CBI sees inflation pressures building: City and Government at odds over strength and direction of recovery

Click to follow
The Independent Online
THE Confederation of British Industry said yesterday that its latest survey of manufacturers showed a gradual build-up in inflationary pressure, while growth in factory output was likely to slow in the next four months after growing at its fastest rate for five years.

The Treasury said the survey showed recovery was becoming broader and stronger, although City economists noted that growth in business optimism was slowing and manufacturers did not expect to maintain the rapid expansion achieved early in the year. Manufacturers are expected to continue shedding jobs, but at a modest pace.

Sir David Lees, chairman of the CBI's economic affairs committee, said there was no case yet for a rise in interest rates, but that the next quarterly survey might suggest the moment was drawing near. 'If the Government and Bank of England do have to increase interest rates it may not necessarily be such a bad thing if the result is a prolonged period of stability.'

Kenneth Clarke, Chancellor of the Exchequer, and Eddie George, Governor of the Bank of England, meet for their monthly discussion of interest-rate policy tomorrow. City analysts do not expect them to move rates.

Inflation and interest rate worries dampened the mood in the stock market, where the FT-SE index of 100 leading London shares nonetheless closed 11.1 points higher at 3,117.2. The pound weakened, falling through the psychological barrier of 150 yen after a large sell order. Against a basket of currencies, sterling fell half a point to 78.6 per cent of its 1985 value, its lowest in 16 months.

A net balance of 12 per cent of manufacturers said they expected to raise prices in the next four months, with equal numbers saying they had raised and lowered prices in the past four months. Ian Shepherdson, of HSBC Greenwell, said the price figure was disappointing, reflecting tighter capacity and higher prices for raw materials. Unit costs are growing at their quickest rate for a year.
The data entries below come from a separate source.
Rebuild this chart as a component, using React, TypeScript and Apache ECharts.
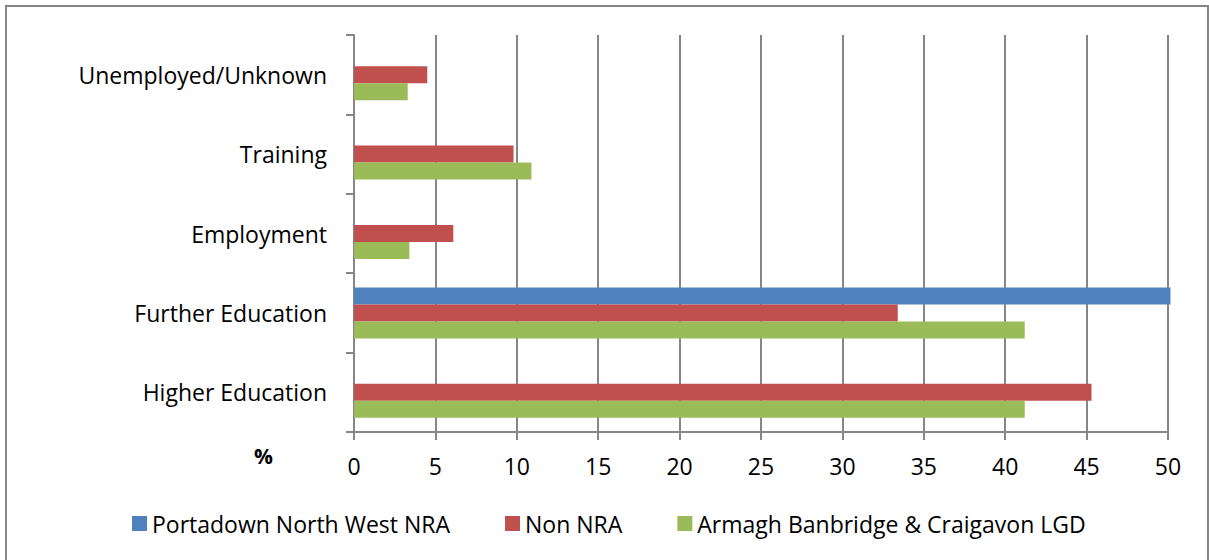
import React, { useEffect, useRef } from "react";
import * as echarts from "echarts";

const categories = ["Higher Education", "Further Education", "Employment", "Training", "Unemployed/Unknown"];
const seriesNames = ["Portadown North West NRA", "Non NRA", "Armagh Banbridge & Craigavon LGD"];
const portadown = [0, 50.15, 0, 0, 0];
const nonNra = [45.3, 33.4, 6.1, 9.8, 4.5];
const lgd = [41.2, 41.2, 3.4, 10.9, 3.3];
const colors = ["#4f81bd", "#c0504d", "#9bbb59"];
const xTicks = { min: 0, max: 50, interval: 5 };

const FONT = "Open Sans";

export default function App() {
  const ref = useRef<HTMLDivElement>(null);
  useEffect(() => {
    document.body.style.margin = "0";
    const chart = echarts.init(ref.current!, null, { renderer: "svg" });
    const values = [portadown, nonNra, lgd];
    chart.setOption({
      animation: false,
      backgroundColor: "#ffffff",
      textStyle: { fontFamily: FONT },
      grid: { left: 354, right: 41, top: 35, bottom: 128, containLabel: false },
      legend: {
        left: 127,
        top: 507,
        itemWidth: 15,
        itemHeight: 15,
        itemGap: 55,
        icon: "rect",
        textStyle: { fontFamily: FONT, fontSize: 23, color: "#000" },
        data: seriesNames,
      },
      xAxis: {
        type: "value",
        min: xTicks.min,
        max: xTicks.max,
        interval: xTicks.interval,
        axisLine: { show: true, lineStyle: { color: "#868686", width: 2 } },
        axisTick: { show: true, length: 8, lineStyle: { color: "#868686", width: 2 } },
        splitLine: { show: true, lineStyle: { color: "#868686", width: 2 } },
        axisLabel: { fontFamily: FONT, fontSize: 23, color: "#000", margin: 22 },
      },
      yAxis: {
        type: "category",
        data: categories,
        axisLine: { show: true, lineStyle: { color: "#868686", width: 2 } },
        axisTick: { show: true, length: 8, lineStyle: { color: "#868686", width: 2 } },
        axisLabel: { fontFamily: FONT, fontSize: 23, color: "#000", margin: 27 },
      },
      series: values.map((v, i) => ({
        name: seriesNames[i],
        type: "bar",
        data: v,
        barWidth: 17,
        barGap: "0%",
        clip: false,
        itemStyle: { color: colors[i] },
      })),
      graphic: [
        {
          type: "rect",
          shape: { x: 6, y: 6, width: 1202, height: 570 },
          style: { fill: "none", stroke: "#868686", lineWidth: 2 },
          silent: true,
        },
        {
          type: "text",
          left: 254,
          top: 445,
          style: { text: "%", font: `bold 21px '${FONT}'`, fill: "#000" },
        },
      ],
    });
    return () => chart.dispose();
  }, []);
  return <div ref={ref} style={{ width: 1209, height: 560, position: "fixed", left: 0, top: 0 }} />;
}
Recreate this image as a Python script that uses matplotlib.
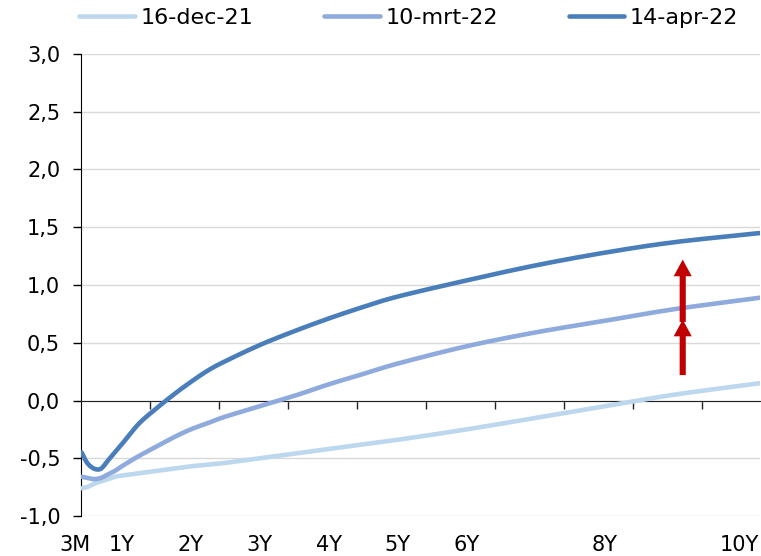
import numpy as np
import matplotlib
matplotlib.use('Agg')
import matplotlib.pyplot as plt
from matplotlib.patches import FancyArrowPatch

# maturities in years (curve starts at the left edge of the axis)
tenors = [0.42, 0.5, 0.6, 0.7, 0.8, 0.9, 1.0, 1.25, 1.5, 1.75, 2.0, 2.25, 2.5, 3.0,
          3.5, 4.0, 4.5, 5.0, 6.0, 7.0, 8.0, 9.0, 10.25]

dec21 = [-0.76, -0.75, -0.72, -0.70, -0.68, -0.66, -0.65, -0.63, -0.61, -0.59, -0.57,
         -0.555, -0.54, -0.50, -0.46, -0.42, -0.38, -0.34, -0.25, -0.15, -0.05, 0.05, 0.15]
mrt22 = [-0.66, -0.67, -0.68, -0.67, -0.64, -0.61, -0.57, -0.48, -0.40, -0.32, -0.25,
         -0.195, -0.14, -0.05, 0.04, 0.14, 0.23, 0.32, 0.47, 0.59, 0.69, 0.79, 0.89]
apr22 = [-0.45, -0.54, -0.59, -0.59, -0.52, -0.45, -0.38, -0.20, -0.07, 0.05, 0.16,
         0.26, 0.34, 0.48, 0.60, 0.71, 0.81, 0.90, 1.04, 1.17, 1.28, 1.37, 1.45]

series_names = ['16-dec-21', '10-mrt-22', '14-apr-22']
series_colors = ['#BDD7EE', '#8FAADC', '#4A7EBB']

x_labels = ['3M', '1Y', '2Y', '3Y', '4Y', '5Y', '6Y', '8Y', '10Y']
x_label_pos = [0.32, 1, 2, 3, 4, 5, 6, 8, 9.95]

y_ticks = [-1.0, -0.5, 0.0, 0.5, 1.0, 1.5, 2.0, 2.5, 3.0]
y_tick_labels = ['-1,0', '-0,5', '0,0', '0,5', '1,0', '1,5', '2,0', '2,5', '3,0']


def smooth(x, y, n=12):
    # catmull-rom through the read points, like excel's smoothed line
    x = np.asarray(x, float)
    y = np.asarray(y, float)
    px = np.concatenate([[2 * x[0] - x[1]], x, [2 * x[-1] - x[-2]]])
    py = np.concatenate([[2 * y[0] - y[1]], y, [2 * y[-1] - y[-2]]])
    t = np.linspace(0, 1, n, endpoint=False)
    xs, ys = [], []
    for i in range(1, len(px) - 2):
        for arr, out in ((px, xs), (py, ys)):
            p0, p1, p2, p3 = arr[i - 1], arr[i], arr[i + 1], arr[i + 2]
            out.extend(0.5 * (2 * p1 + (-p0 + p2) * t + (2 * p0 - 5 * p1 + 4 * p2 - p3) * t ** 2
                              + (-p0 + 3 * p1 - 3 * p2 + p3) * t ** 3))
    xs.append(x[-1])
    ys.append(y[-1])
    return xs, ys


fig = plt.figure(figsize=(7.61, 5.56), dpi=100)
ax = fig.add_axes([0.1064, 0.0719, 0.8923, 0.8310])

for vals, name, col in zip([dec21, mrt22, apr22], series_names, series_colors):
    sx, sy = smooth(tenors, vals)
    ax.plot(sx, sy, color=col, lw=3.3, label=name,
            solid_capstyle='round', solid_joinstyle='round', zorder=3)

# red arrows showing the shift
arrow_x = 9.13
for y0, y1 in [(0.22, 0.70), (0.68, 1.22)]:
    ar = FancyArrowPatch((arrow_x, y0), (arrow_x, y1),
                         arrowstyle='simple,head_width=13,head_length=12,tail_width=4.4',
                         mutation_scale=1, color='#C00000', lw=0,
                         shrinkA=0, shrinkB=0, zorder=4)
    ax.add_patch(ar)

ax.set_xlim(0.41, 10.25)
ax.set_ylim(-1.0, 3.0)

# y axis
ax.set_yticks(y_ticks)
ax.set_yticklabels(y_tick_labels, fontsize=15)
ax.tick_params(axis='y', direction='out', length=6, width=1, pad=9)
ax.yaxis.grid(True, color='#D9D9D9', lw=1)
ax.set_axisbelow(True)

# x axis line sits at zero
ax.spines['bottom'].set_position(('data', 0))
ax.spines['top'].set_visible(False)
ax.spines['right'].set_visible(False)
ax.spines['left'].set_color('black')
ax.spines['bottom'].set_color('#222222')
ax.set_xticks(np.arange(1, 10) + 0.41)
ax.set_xticklabels([])
ax.tick_params(axis='x', direction='out', length=6, width=1, color='#222222')

for lab, pos in zip(x_labels, x_label_pos):
    ax.text(pos, -0.063, lab, transform=ax.get_xaxis_transform(),
            ha='center', va='center', fontsize=15, clip_on=False)

leg = fig.legend(loc='center', bbox_to_anchor=(0.537, 0.968), ncol=3,
                 frameon=False, fontsize=16, handlelength=2.5,
                 handletextpad=0.25, columnspacing=3.2, borderpad=0)

fig.savefig('out.png', dpi=100)
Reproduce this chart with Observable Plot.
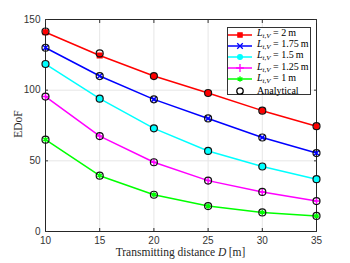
<!DOCTYPE html>
<html><head><meta charset="utf-8">
<script src="https://cdn.jsdelivr.net/npm/d3@7"></script>
<script src="https://cdn.jsdelivr.net/npm/@observablehq/plot@0.6"></script>
<style>
body{margin:0;background:#fff;}
#wrap{position:relative;width:350px;height:263px;}
#legend{position:absolute;left:227px;top:27px;width:84px;height:68px;border:1px solid #333;background:#fff;box-sizing:border-box;font-family:"Liberation Serif","Times New Roman",serif;font-size:10px;color:#000;padding-top:1px;}
.row{height:11.2px;line-height:11.2px;display:flex;align-items:center;white-space:nowrap;}
.row svg{flex:none;margin-right:3px;}
.xl{position:absolute;left:45px;width:271px;top:246px;text-align:center;font-family:"Liberation Serif","Times New Roman",serif;font-size:11.5px;color:#262626;}
.yl{position:absolute;left:-12px;top:118px;width:60px;text-align:center;transform:rotate(-90deg);font-family:"Liberation Serif","Times New Roman",serif;font-size:11.5px;color:#262626;}
</style></head>
<body><div id="wrap"></div>
<script>
const distances = [10, 15, 20, 25, 30, 35];
const edof2 = [141, 124.5, 110, 98, 85.5, 74.5];
const edof175 = [130, 110, 93.5, 80, 66.5, 55.5];
const edof15 = [118.5, 94, 73, 57, 46, 37];
const edof125 = [95.5, 67.5, 49, 36, 28, 21.5];
const edof1 = [65, 39.5, 26, 18, 13.5, 11];
const analytical2 = [141.5, 126, 110, 98, 85.5, 74.5];
const seriesNames = ["2 m", "1.75 m", "1.5 m", "1.25 m", "1 m"];
const seriesColors = ["#ff0000", "#0000ff", "#00ffff", "#ff00ff", "#00ff00"];
const seriesSymbols = ["square", "times", "circle", "plus", "asterisk"];
const xTicks = [10, 15, 20, 25, 30, 35];
const yTicks = [0, 50, 100, 150];

const allSeries = [edof2, edof175, edof15, edof125, edof1];
const analyticalSeries = [analytical2, edof175, edof15, edof125, edof1];
const rows = [], arows = [];
allSeries.forEach((vals, i) => vals.forEach((v, j) => rows.push({d: distances[j], v, s: seriesNames[i]})));
analyticalSeries.forEach((vals, i) => vals.forEach((v, j) => arows.push({d: distances[j], v, s: seriesNames[i]})));

const marks = [
  Plot.gridX(xTicks, {stroke: "#e6e6e6", strokeOpacity: 1}),
  Plot.gridY(yTicks, {stroke: "#e6e6e6", strokeOpacity: 1}),
  Plot.frame({stroke: "#262626"}),
  Plot.axisX(xTicks, {tickSize: -3, tickPadding: 8, label: null, stroke: "#262626"}),
  Plot.axisX(xTicks, {anchor: "top", tickSize: -3, tickFormat: () => "", label: null}),
  Plot.axisY(yTicks, {tickSize: -3, tickPadding: 8, label: null}),
  Plot.axisY(yTicks, {anchor: "right", tickSize: -3, tickFormat: () => "", label: null}),
];
seriesNames.forEach((name, i) => {
  const data = rows.filter(r => r.s === name);
  marks.push(Plot.line(data, {x: "d", y: "v", stroke: seriesColors[i], strokeWidth: 1.5}));
  const filled = seriesSymbols[i] === "square" || seriesSymbols[i] === "circle";
  marks.push(Plot.dot(data, {x: "d", y: "v", symbol: () => seriesSymbols[i], r: filled ? 2.6 : 2.4,
    fill: filled ? seriesColors[i] : "none", stroke: seriesColors[i], strokeWidth: 1.5}));
});
seriesNames.forEach((name, i) => {
  const data = arows.filter(r => r.s === name);
  marks.push(Plot.dot(data, {x: "d", y: "v", r: 3.5, stroke: "#111", strokeWidth: 1.2, fill: "none"}));
});

const chart = Plot.plot({
  width: 350, height: 263,
  marginLeft: 45, marginRight: 34, marginTop: 19, marginBottom: 32,
  x: {domain: [10, 35]},
  y: {domain: [0, 150]},
  symbol: {type: "identity"},
  style: {fontFamily: "'Liberation Sans', Arial, sans-serif", fontSize: "10px", color: "#333", background: "#fff"},
  marks
});
const wrap = document.getElementById("wrap");
wrap.appendChild(chart);

const yl = document.createElement("div"); yl.className = "yl"; yl.textContent = "EDoF"; wrap.appendChild(yl);
const xl = document.createElement("div"); xl.className = "xl";
xl.innerHTML = "Transmitting distance <i>D</i>&#8201;[m]"; wrap.appendChild(xl);

const legend = document.createElement("div"); legend.id = "legend";
function glyph(kind, color) {
  const g = {square: d3.symbolSquare, circle: d3.symbolCircle, times: d3.symbolTimes, plus: d3.symbolPlus, asterisk: d3.symbolAsterisk}[kind];
  const filled = kind === "square" || kind === "circle";
  const path = d3.symbol(g, filled ? 18 : 22)();
  return `<path transform="translate(12,5)" d="${path}" fill="${filled ? color : "none"}" stroke="${color}" stroke-width="1.3"/>`;
}
seriesNames.forEach((name, i) => {
  const r = document.createElement("div"); r.className = "row";
  r.innerHTML = `<svg width="26" height="10"><line x1="0" x2="24" y1="5" y2="5" stroke="${seriesColors[i]}" stroke-width="1.5"/>${glyph(seriesSymbols[i], seriesColors[i])}</svg><span><i>L</i><sub style="font-size:7px;vertical-align:-2px"><i>t,V</i></sub> = ${name.replace(" m", "&#8201;m")}</span>`;
  legend.appendChild(r);
});
const ra = document.createElement("div"); ra.className = "row";
ra.innerHTML = `<svg width="26" height="10"><circle cx="12" cy="5" r="3.2" fill="none" stroke="#000" stroke-width="1.3"/></svg><span>Analytical</span>`;
legend.appendChild(ra);
wrap.appendChild(legend);
</script></body></html>
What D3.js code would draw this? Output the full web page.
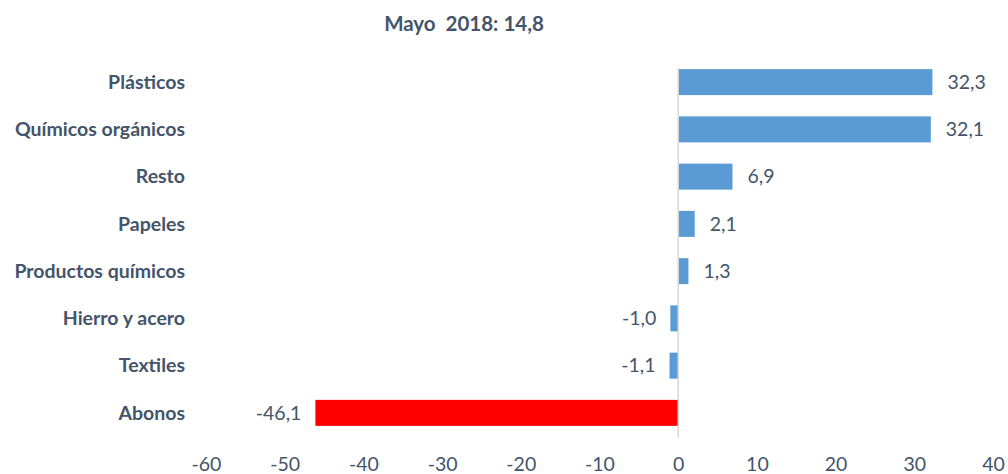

Sir David said it remained to be seen whether manufacturers could achieve the price increases they were looking for because of the strength of competition on the high street and the reluctance of consumers to pay higher prices.

The survey also showed a fall in the number of manufacturers working below capacity, from 59 per cent in April to 54 per cent in July. This is below the long- term average, although CBI economists argue that this is not necessarily a signal of inflation because companies can adjust capacity more flexibly than in previous economic cycles. One in five manufacturers said that shortage of plant capacity was likely to limit output over the next four months.

Manufacturers' order books grew more quickly over the past four months than at any time since late 1988, with export orders accelerating as as home orders were steady. Exports are expected to continue growing sharply, which the CBI took as a hopeful sign.

The CBI was less happy with figures for investment intentions. Manufacturers are still reluctant to spend more on capital equipment with a net balance of only 6 per cent expecting to raise spending on plant and machinery in coming months.

Half the manufacturers surveyed said uncertainty about demand stopped them from investing, compared with 47 per cent who said investment was not expected to be profitable enough.

A recent CBI study found many firms were cautious about investment because they did not believe the authorities would maintain a combination of steady growth and low inflation.